I have been very remiss about blogging for Broadway, as most of the dreams of my youth that made Broadway the biggest dream have been decimated by less than wonderful plays, if plays they are really at all (I was a Shakespeare major.)  So I must begin my apologia with MACBETH, the show-off version, being a one-man display of all Shakespeare's angry brilliance squeezed into one usually super-talented man, to the detriment of both the playwright and the performer.
    When you major in Shakespeare, at what was and I hope always will be one of the great women's colleges, Bryn Mawr, and have a teacher who himself was a student of Kittredge, supposedly the scholar/teacher/editor who made it all accessible, there are some things you hold dear: like poetry, plot and character.  To have the Three Witches wonder when Will We Three Come Again? in the voice of the lunatic performer(the part, not a judgment of the man) in a madhouse, initially casts a spell, though I would warrant not the one the playwright intended.
   I have long been a fan of Alan Cumming, whose versatility extends from Cabaret to the Good Wife, arguably the best show on television, to the recent surprise of seeing him on a re-broadcast of Romy and Michelle go to a High School Reunion or something like that, in which he played Sandy, the rich graduate who comes back in a helicopter and dances with both funny airheaded stars.  The stunning question, for me at least, was how Hollywood had found him at such a young time, since most of the Brits or even Scots have their basic training and additional plumage brushed in theatre on that edge of the sea. He was likely in his early or middle twenties in that movie, so it was an impressive puzzle.
    But to have all of that great play compressed into one man's rendition and depiction was not only unsettling, but unsatisfying.  Especially as his least impressive depiction was that of Lady MacBeth, whom all of us who were hoping that a woman's place was in the theater, held as perhaps the best chance an actress had to show her dark side.  If there is a dark side to Alan Cumming it is only that he bit off more than the most talented of actors can chew, much less spit out.

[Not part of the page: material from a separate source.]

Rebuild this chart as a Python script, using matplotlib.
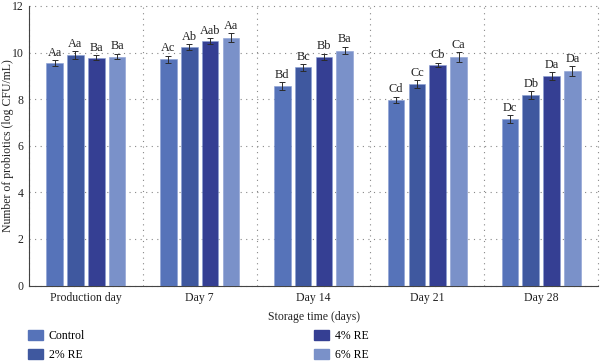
import numpy as np
import matplotlib
matplotlib.use("Agg")
import matplotlib.pyplot as plt
from matplotlib.patches import Patch

plt.rcParams["font.family"] = ["Liberation Serif", "DejaVu Serif"]

days = ["Production day", "Day 7", "Day 14", "Day 21", "Day 28"]
groups = ["Control", "2% RE", "4% RE", "6% RE"]
colors = ["#5673b9", "#3f589f", "#353f93", "#7a91c9"]

# nilai rata-rata (log CFU/mL) per kelompok
control = [9.55, 9.72, 8.57, 7.97, 7.14]
re2 = [9.88, 10.22, 9.36, 8.65, 8.18]
re4 = [9.78, 10.49, 9.83, 9.46, 9.00]
re6 = [9.83, 10.64, 10.08, 9.81, 9.20]

# standar deviasi
control_err = [0.12, 0.15, 0.16, 0.14, 0.16]
re2_err = [0.17, 0.13, 0.14, 0.16, 0.16]
re4_err = [0.11, 0.13, 0.13, 0.10, 0.16]
re6_err = [0.11, 0.18, 0.16, 0.20, 0.21]

# huruf signifikansi
control_lbl = ["Aa", "Ac", "Bd", "Cd", "Dc"]
re2_lbl = ["Aa", "Ab", "Bc", "Cc", "Db"]
re4_lbl = ["Ba", "Aab", "Bb", "Cb", "Da"]
re6_lbl = ["Ba", "Aa", "Ba", "Ca", "Da"]

series = [control, re2, re4, re6]
errors = [control_err, re2_err, re4_err, re6_err]
labels = [control_lbl, re2_lbl, re4_lbl, re6_lbl]

fig = plt.figure(figsize=(6.0, 3.61), dpi=100)
ax = fig.add_axes([29 / 600, 1 - 285.5 / 361, 569 / 600, 279.5 / 361])

x = np.arange(len(days))
step = 0.183
width = 0.146
for i, (vals, errs, lbls, c) in enumerate(zip(series, errors, labels, colors)):
    pos = x + (i - 1.5) * step
    ax.bar(pos, vals, width=width, color=c, edgecolor="#8a9fd4", linewidth=0.4,
           yerr=errs, capsize=2.5,
           error_kw=dict(ecolor="#2b2b2b", elinewidth=0.7, capthick=0.7), zorder=3)
    for p, v, e, t in zip(pos, vals, errs, lbls):
        ax.text(p, v + e + 0.07, t, ha="center", va="bottom", fontsize=8.8,
                color="#222222", zorder=4)

ax.set_xlim(-0.5, len(days) - 0.5)
ax.set_ylim(0, 12)
ax.set_yticks([0, 2, 4, 6, 8, 10, 12])
ax.set_xticks(x)
ax.set_xticklabels(days)
ax.set_xticks(np.arange(len(days) + 1) - 0.5, minor=True)
ax.tick_params(axis="x", which="both", length=0, labelsize=8.5, pad=5, colors="#222222")
ax.tick_params(axis="y", length=0, labelsize=8.5, pad=4, colors="#222222")

ax.grid(axis="y", which="major", linestyle=(0, (1, 4)), color="#888888", linewidth=0.8, zorder=0)
ax.grid(axis="x", which="minor", linestyle=(0, (1, 4)), color="#888888", linewidth=0.8, zorder=0)
ax.grid(axis="x", which="major", visible=False)
for t in ax.xaxis.get_minor_ticks() + ax.yaxis.get_major_ticks():
    t.gridline.set_clip_on(False)

for s in ["top", "right"]:
    ax.spines[s].set_visible(False)
ax.spines["left"].set_color("#444444")
ax.spines["bottom"].set_color("#444444")
ax.spines["left"].set_linewidth(0.8)
ax.spines["bottom"].set_linewidth(0.8)

ax.set_xlabel("Storage time (days)", fontsize=8.5, labelpad=5, color="#222222")
ax.set_ylabel("Number of probiotics (log CFU/mL)", fontsize=8.5, color="#222222")
ax.yaxis.set_label_coords(-15 / 569, 0.5)

handles = [Patch(facecolor=c, edgecolor=c) for c in colors]
leg_kw = dict(loc="upper left", frameon=False, fontsize=8.5, handlelength=1.3,
              handleheight=0.95, labelspacing=0.6, handletextpad=0.45, borderpad=0,
              borderaxespad=0)
fig.legend(handles[:2], groups[:2], bbox_to_anchor=(28 / 600, 1 - 330 / 361), **leg_kw)
fig.legend(handles[2:], groups[2:], bbox_to_anchor=(314 / 600, 1 - 330 / 361), **leg_kw)

fig.savefig("out.png", dpi=100)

   I suppose my disappointment is exacerbated by a plethora of unnecessarily naked bodies in this season's parade of less-than spectacles, and that Alan Cumming's was among them, taking a bath that one would be correct in describing as gratuitous, although that word may be too polite.  I had the pleasure of attending a private tribute to the great stage designs of Tony Walton, and could not help thinking how much it would add to the ever-escalating price of sets, to have to have a portion of the stage that one could actually sink into and emerge from covering what are ever-increasingly less-than-private parts.
     To my actual horror, as not only a student of theater but a lover of many hopes and dreams and visions of a spiritual nature, Jesus Christ's mother showed up as turbeulently depicted by Fiona Shaw, in a one woman show called The Testament of Mary, and she, too, took a bath.  Before the opening curtain which there wasn't one of really, she more or less held out her interesting but very tight mouth as though to kiss the vulture she was holding bravely, which, by the way, disappeared and was never a part of the actual overwrought proceedings.  We have all heard of a different kind of bird tease, but never, to my knowledge, a vulture tease.
      On the way to the theater I had overheard someone say "I would go to anything Fiona Shaw was in," and wondered as the evening unfolded along with her clothes if that would include a bathtub. Where are we headed, if anywhere?  I shudder to think what might happen to the statue of Shakespeare that stands so royally in Central Park.  Its legs are really good.  I hope no one tries to investigate what might be the rest of him.